The Quantinuum IPO is likely to recalibrate capital allocation across the quantum computing ecosystem. Direct beneficiaries include Honeywell International (HON), which retains a major stake in Quantinuum, and other industrial conglomerates with quantum divisions like Northrop Grumman (NOC). Semiconductor equipment makers like Applied Materials (AMAT) and ASML (ASML) may see increased demand for specialized fabrication tools required for quantum chip production.
Second-order effects will pressure pure-play quantum software firms without proprietary hardware. Companies focusing solely on quantum algorithms or cloud access may face increased scrutiny and potential consolidation. The capital-intensive nature of hardware development suggests the IPO could widen the funding gap between large, vertically integrated players and smaller startups, potentially stalling innovation in alternative quantum modalities.
A key limitation to this bullish narrative is the still-unproven commercial scalability of quantum computing for mainstream business problems. Quantum systems remain error-prone and require extreme environmental controls, limiting their deployment. This technical hurdle presents a substantial execution risk for all companies in the space. Current positioning shows institutional money flowing toward hardware-focused names with defense contracts, while retail investors remain active in higher-volatility, software-centric quantum tickers. Short interest in IonQ has increased by 8% over the last month, reflecting skepticism about its valuation sustainability.

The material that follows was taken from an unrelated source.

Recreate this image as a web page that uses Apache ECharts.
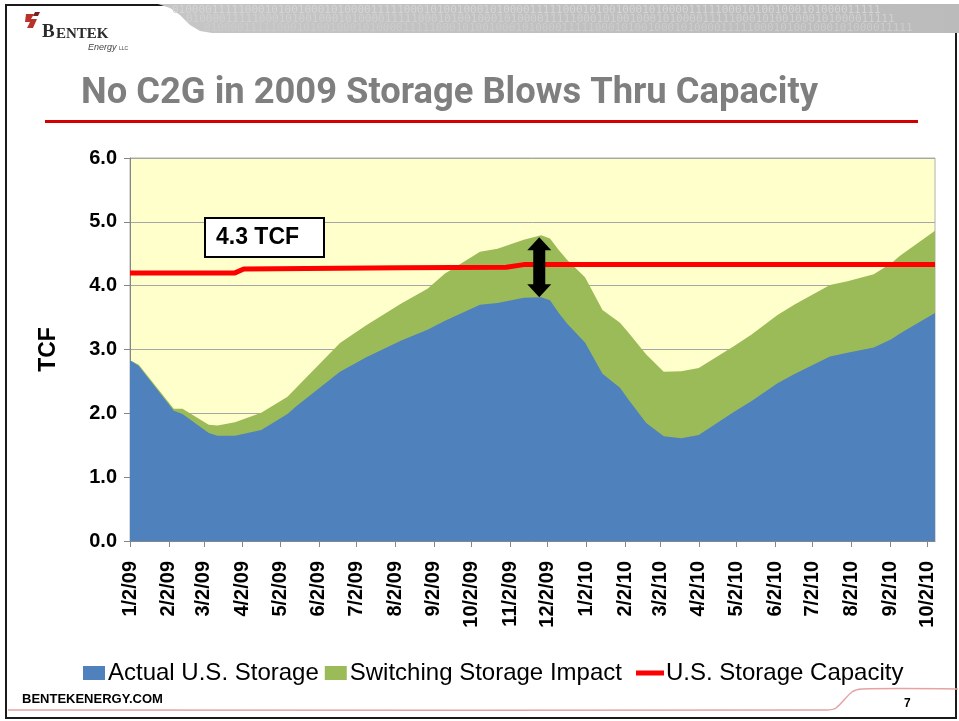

The immediate catalyst for sector sentiment will be Quantinuum's official S-1 filing with the Securities and Exchange Commission, expected by Q3 2026. This document will provide critical details on financials, customer concentration, and risk factors. The subsequent IPO pricing and first-day trading performance will set a new benchmark for all quantum computing valuations.
Investors should monitor IonQ's next earnings report on 7 August 2026 for any revision to its full-year bookings or system delivery guidance. Any miss could trigger a re-rating toward Quantinuum's implied valuation metrics. For macro context, the Federal Reserve's policy decision on 17 September 2026 will impact the discount rates applied to all long-duration tech assets, including quantum stocks.
Key technical levels to watch include IonQ's 200-day moving average, currently at $9.80, which has acted as both support and resistance over the past year. A sustained break above the $11.50 level for IonQ would signal market acceptance of the new valuation paradigm. Conversely, a drop below $8.50 could indicate a sector-wide de-rating. The performance of the Defiance Quantum ETF (QTUM) relative to the ARK Innovation ETF (ARKK) will indicate whether quantum is being treated as a distinct thematic investment or merely a subset of high-risk tech.
Retail investors should expect increased volatility and potential dilution in existing quantum holdings. A successful, high-valuation IPO for Quantinuum may draw capital away from current public players like IonQ in the short term, as funds rebalance to include the new listing. However, it also validates the entire sector's long-term potential, potentially attracting new generalist investors. Retail investors must differentiate between companies based on their revenue model, burn rate, and technological moat, as performance will diverge significantly.